+++ Data lines +++

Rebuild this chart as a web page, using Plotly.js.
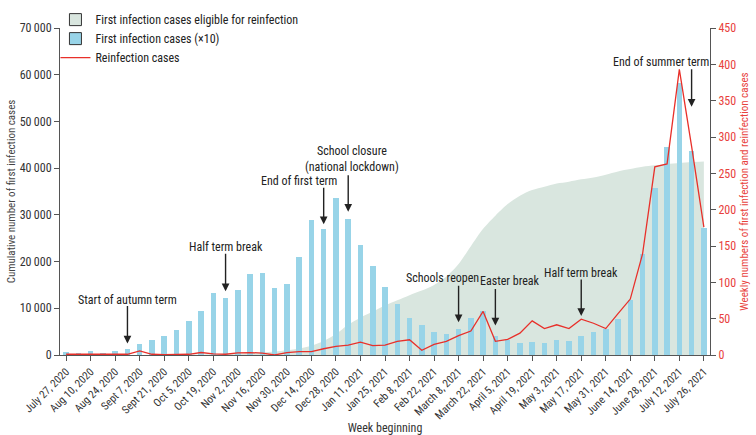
<!DOCTYPE html>
<html>
<head>
<meta charset="utf-8">
<script src="https://cdn.plot.ly/plotly-3.0.1.min.js"></script>
<style>html,body{margin:0;padding:0;background:#fff;}#chart{width:756px;height:435px;}</style>
</head>
<body>
<div id="chart"></div>
<script>
// Week index 0 = July 27, 2020 ... 52 = July 26, 2021
const tickLabels = ["July 27, 2020","Aug 10, 2020","Aug 24, 2020","Sept 7, 2020","Sept 21, 2020","Oct 5, 2020","Oct 19, 2020","Nov 2, 2020","Nov 16, 2020","Nov 30, 2020","Dec 14, 2020","Dec 28, 2020","Jan 11, 2021","Jan 25, 2021","Feb 8, 2021","Feb 22, 2021","March 8, 2021","March 22, 2021","April 5, 2021","April 19, 2021","May 3, 2021","May 17, 2021","May 31, 2021","June 14, 2021","June 28, 2021","July 12, 2021","July 26, 2021"];

// Cumulative first infection cases eligible for reinfection (left axis)
const eligible = [0,0,0,0,0,0,0,0,0,0,50,100,150,200,300,400,550,750,1000,1400,2000,3000,4500,6500,8000,9300,10600,11700,12800,13800,15000,16800,19500,23300,27000,29800,32300,34100,35300,36000,36700,37100,37600,38000,38600,39300,39800,40300,40600,40900,41100,41300,41400];

// First infection cases (x10), in left-axis units
const firstInf = [540,500,870,500,870,1330,2330,3270,4070,5270,7200,9400,13330,12200,14000,17330,17530,14400,15130,21070,28800,27070,33600,29200,23600,19100,14470,11000,7870,6470,4870,4470,5670,8000,9330,4070,3130,2670,2870,2670,3270,3070,4070,5000,5670,7670,11800,21530,35670,44530,58330,43670,27130];

// Weekly reinfection cases (right axis)
const reinf = [1,1,1,0,0,1,5.6,1,0.5,0.5,1,3.4,1.5,1,3,3.4,2.6,0,3.4,4.7,4.7,8.6,12,13.7,17.6,12.9,13.7,18.9,21,6.4,14.6,18.9,26.6,33,60,18.9,21.4,30,47,36.4,41.6,36.4,49.3,43.7,36.4,57,77,139,259,263,393,287,176];

const weekIdx = eligible.map((_, i) => i);
const tickVals = tickLabels.map((_, i) => i * 2);

const green = '#d9e6df', blue = '#98d4e8', red = '#e8302a', axisCol = '#555';
const FONT = 'Liberation Sans Narrow, Roboto Condensed, Arial Narrow, sans-serif';

const traces = [
  {type:'scatter', x: weekIdx, y: eligible, mode:'lines', fill:'tozeroy', fillcolor: green,
   line:{width:0, shape:'spline', smoothing:0.8, color: green}, yaxis:'y', showlegend:false, hoverinfo:'skip'},
  {type:'bar', x: weekIdx, y: firstInf, marker:{color: blue, line:{width:0}}, width:0.45,
   yaxis:'y2', showlegend:false},
  {type:'scatter', x: weekIdx, y: reinf, mode:'lines', line:{color: red, width:1.3},
   yaxis:'y3', name:'Reinfection cases', legendrank:3},
  // legend-only entries
  {type:'bar', x:[null], y:[null], name:'First infection cases eligible for reinfection',
   marker:{color: green, line:{color:'#333', width:1}}, yaxis:'y2', legendrank:1},
  {type:'bar', x:[null], y:[null], name:'First infection cases (×10)',
   marker:{color: blue, line:{color:'#333', width:1}}, yaxis:'y2', legendrank:2}
];

function arrow(x, y, len) {
  return {x: x, y: y, xref:'x', yref:'y', text:'', showarrow:true, ax:0, ay:-len,
          arrowhead:2, arrowsize:1.1, arrowwidth:1.4, arrowcolor:'#222', standoff:0};
}
function label(x, y, txt) {
  return {x: x, y: y, xref:'x', yref:'y', text: txt, showarrow:false,
          xanchor:'center', yanchor:'middle', font:{size:12, color:'#222', family: FONT}};
}

const annotations = [
  label(4.97, 11800, 'Start of autumn term'), arrow(5, 2460, 39),
  label(13.0, 23200, 'Half term break'), arrow(13, 13660, 39),
  label(18.99, 37200, 'End of first term'), arrow(21, 28000, 38),
  label(23.3, 42060, 'School closure<br>(national lockdown)'), arrow(23, 30660, 38),
  label(30.72, 16460, 'Schools reopen'), arrow(32, 7000, 38),
  label(36.23, 15800, 'Easter break'), arrow(35, 6340, 38),
  label(41.97, 17660, 'Half term break'), arrow(42, 8340, 38),
  label(48.47, 62660, 'End of summer term'), arrow(51, 53140, 39)
];

const leftTicks = [0,10000,20000,30000,40000,50000,60000,70000];
const leftTickText = ['0','10\u2009000','20\u2009000','30\u2009000','40\u2009000','50\u2009000','60\u2009000','70\u2009000'];

const layout = {
  width:756, height:435,
  margin:{l:60, r:46, t:5, b:80},
  paper_bgcolor:'#fff', plot_bgcolor:'#fff',
  font:{family: FONT, size:12, color:'#333'},
  showlegend:true,
  legend:{x:-0.007, y:1.07, xanchor:'left', yanchor:'top', bgcolor:'rgba(0,0,0,0)',
          font:{size:12, color:'#222'}, itemwidth:30, traceorder:'normal'},
  bargap:0,
  xaxis:{range:[-0.5,52.5], tickvals: tickVals, ticktext: tickLabels, tickangle:-45,
         showline:true, linecolor:axisCol, linewidth:1, ticks:'outside', ticklen:5, tickcolor:axisCol,
         showgrid:false, zeroline:false, tickfont:{size:11, color:'#333'},
         title:{text:'Week beginning', font:{size:12, color:'#333'}, standoff:4}},
  yaxis:{range:[0,70000], tickvals: leftTicks, ticktext: leftTickText,
         showline:true, linecolor:axisCol, linewidth:1, ticks:'outside', ticklen:5, tickcolor:axisCol,
         showgrid:false, zeroline:false, tickfont:{size:12, color:'#333'},
         title:{text:'Cumulative number of first infection cases', font:{size:11, color:'#444'}}},
  yaxis2:{range:[0,70000], overlaying:'y', visible:false, showgrid:false, zeroline:false},
  yaxis3:{range:[0,450], overlaying:'y', side:'right', dtick:50,
          showline:true, linecolor:axisCol, linewidth:1, ticks:'outside', ticklen:5, tickcolor:axisCol,
          showgrid:false, zeroline:false, tickfont:{size:12, color:'#e8413c'},
          title:{text:'Weekly numbers of first infection and reinfection cases', font:{size:11, color:'#e8413c'}}},
  annotations: annotations
};

Plotly.newPlot('chart', traces, layout, {displayModeBar:false, staticPlot:true});
</script>
</body>
</html>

+++

[The task]
Repeat the data exactly in full, omitting its pictures.

[Solution]
Rebuild this chart as a web page, using Plotly.js.
<!DOCTYPE html>
<html>
<head>
<meta charset="utf-8">
<script src="https://cdn.plot.ly/plotly-3.0.1.min.js"></script>
<style>html,body{margin:0;padding:0;background:#fff;}#chart{width:756px;height:435px;}</style>
</head>
<body>
<div id="chart"></div>
<script>
// Week index 0 = July 27, 2020 ... 52 = July 26, 2021
const tickLabels = ["July 27, 2020","Aug 10, 2020","Aug 24, 2020","Sept 7, 2020","Sept 21, 2020","Oct 5, 2020","Oct 19, 2020","Nov 2, 2020","Nov 16, 2020","Nov 30, 2020","Dec 14, 2020","Dec 28, 2020","Jan 11, 2021","Jan 25, 2021","Feb 8, 2021","Feb 22, 2021","March 8, 2021","March 22, 2021","April 5, 2021","April 19, 2021","May 3, 2021","May 17, 2021","May 31, 2021","June 14, 2021","June 28, 2021","July 12, 2021","July 26, 2021"];

// Cumulative first infection cases eligible for reinfection (left axis)
const eligible = [0,0,0,0,0,0,0,0,0,0,50,100,150,200,300,400,550,750,1000,1400,2000,3000,4500,6500,8000,9300,10600,11700,12800,13800,15000,16800,19500,23300,27000,29800,32300,34100,35300,36000,36700,37100,37600,38000,38600,39300,39800,40300,40600,40900,41100,41300,41400];

// First infection cases (x10), in left-axis units
const firstInf = [540,500,870,500,870,1330,2330,3270,4070,5270,7200,9400,13330,12200,14000,17330,17530,14400,15130,21070,28800,27070,33600,29200,23600,19100,14470,11000,7870,6470,4870,4470,5670,8000,9330,4070,3130,2670,2870,2670,3270,3070,4070,5000,5670,7670,11800,21530,35670,44530,58330,43670,27130];

// Weekly reinfection cases (right axis)
const reinf = [1,1,1,0,0,1,5.6,1,0.5,0.5,1,3.4,1.5,1,3,3.4,2.6,0,3.4,4.7,4.7,8.6,12,13.7,17.6,12.9,13.7,18.9,21,6.4,14.6,18.9,26.6,33,60,18.9,21.4,30,47,36.4,41.6,36.4,49.3,43.7,36.4,57,77,139,259,263,393,287,176];

const weekIdx = eligible.map((_, i) => i);
const tickVals = tickLabels.map((_, i) => i * 2);

const green = '#d9e6df', blue = '#98d4e8', red = '#e8302a', axisCol = '#555';
const FONT = 'Liberation Sans Narrow, Roboto Condensed, Arial Narrow, sans-serif';

const traces = [
  {type:'scatter', x: weekIdx, y: eligible, mode:'lines', fill:'tozeroy', fillcolor: green,
   line:{width:0, shape:'spline', smoothing:0.8, color: green}, yaxis:'y', showlegend:false, hoverinfo:'skip'},
  {type:'bar', x: weekIdx, y: firstInf, marker:{color: blue, line:{width:0}}, width:0.45,
   yaxis:'y2', showlegend:false},
  {type:'scatter', x: weekIdx, y: reinf, mode:'lines', line:{color: red, width:1.3},
   yaxis:'y3', name:'Reinfection cases', legendrank:3},
  // legend-only entries
  {type:'bar', x:[null], y:[null], name:'First infection cases eligible for reinfection',
   marker:{color: green, line:{color:'#333', width:1}}, yaxis:'y2', legendrank:1},
  {type:'bar', x:[null], y:[null], name:'First infection cases (×10)',
   marker:{color: blue, line:{color:'#333', width:1}}, yaxis:'y2', legendrank:2}
];

function arrow(x, y, len) {
  return {x: x, y: y, xref:'x', yref:'y', text:'', showarrow:true, ax:0, ay:-len,
          arrowhead:2, arrowsize:1.1, arrowwidth:1.4, arrowcolor:'#222', standoff:0};
}
function label(x, y, txt) {
  return {x: x, y: y, xref:'x', yref:'y', text: txt, showarrow:false,
          xanchor:'center', yanchor:'middle', font:{size:12, color:'#222', family: FONT}};
}

const annotations = [
  label(4.97, 11800, 'Start of autumn term'), arrow(5, 2460, 39),
  label(13.0, 23200, 'Half term break'), arrow(13, 13660, 39),
  label(18.99, 37200, 'End of first term'), arrow(21, 28000, 38),
  label(23.3, 42060, 'School closure<br>(national lockdown)'), arrow(23, 30660, 38),
  label(30.72, 16460, 'Schools reopen'), arrow(32, 7000, 38),
  label(36.23, 15800, 'Easter break'), arrow(35, 6340, 38),
  label(41.97, 17660, 'Half term break'), arrow(42, 8340, 38),
  label(48.47, 62660, 'End of summer term'), arrow(51, 53140, 39)
];

const leftTicks = [0,10000,20000,30000,40000,50000,60000,70000];
const leftTickText = ['0','10\u2009000','20\u2009000','30\u2009000','40\u2009000','50\u2009000','60\u2009000','70\u2009000'];

const layout = {
  width:756, height:435,
  margin:{l:60, r:46, t:5, b:80},
  paper_bgcolor:'#fff', plot_bgcolor:'#fff',
  font:{family: FONT, size:12, color:'#333'},
  showlegend:true,
  legend:{x:-0.007, y:1.07, xanchor:'left', yanchor:'top', bgcolor:'rgba(0,0,0,0)',
          font:{size:12, color:'#222'}, itemwidth:30, traceorder:'normal'},
  bargap:0,
  xaxis:{range:[-0.5,52.5], tickvals: tickVals, ticktext: tickLabels, tickangle:-45,
         showline:true, linecolor:axisCol, linewidth:1, ticks:'outside', ticklen:5, tickcolor:axisCol,
         showgrid:false, zeroline:false, tickfont:{size:11, color:'#333'},
         title:{text:'Week beginning', font:{size:12, color:'#333'}, standoff:4}},
  yaxis:{range:[0,70000], tickvals: leftTicks, ticktext: leftTickText,
         showline:true, linecolor:axisCol, linewidth:1, ticks:'outside', ticklen:5, tickcolor:axisCol,
         showgrid:false, zeroline:false, tickfont:{size:12, color:'#333'},
         title:{text:'Cumulative number of first infection cases', font:{size:11, color:'#444'}}},
  yaxis2:{range:[0,70000], overlaying:'y', visible:false, showgrid:false, zeroline:false},
  yaxis3:{range:[0,450], overlaying:'y', side:'right', dtick:50,
          showline:true, linecolor:axisCol, linewidth:1, ticks:'outside', ticklen:5, tickcolor:axisCol,
          showgrid:false, zeroline:false, tickfont:{size:12, color:'#e8413c'},
          title:{text:'Weekly numbers of first infection and reinfection cases', font:{size:11, color:'#e8413c'}}},
  annotations: annotations
};

Plotly.newPlot('chart', traces, layout, {displayModeBar:false, staticPlot:true});
</script>
</body>
</html>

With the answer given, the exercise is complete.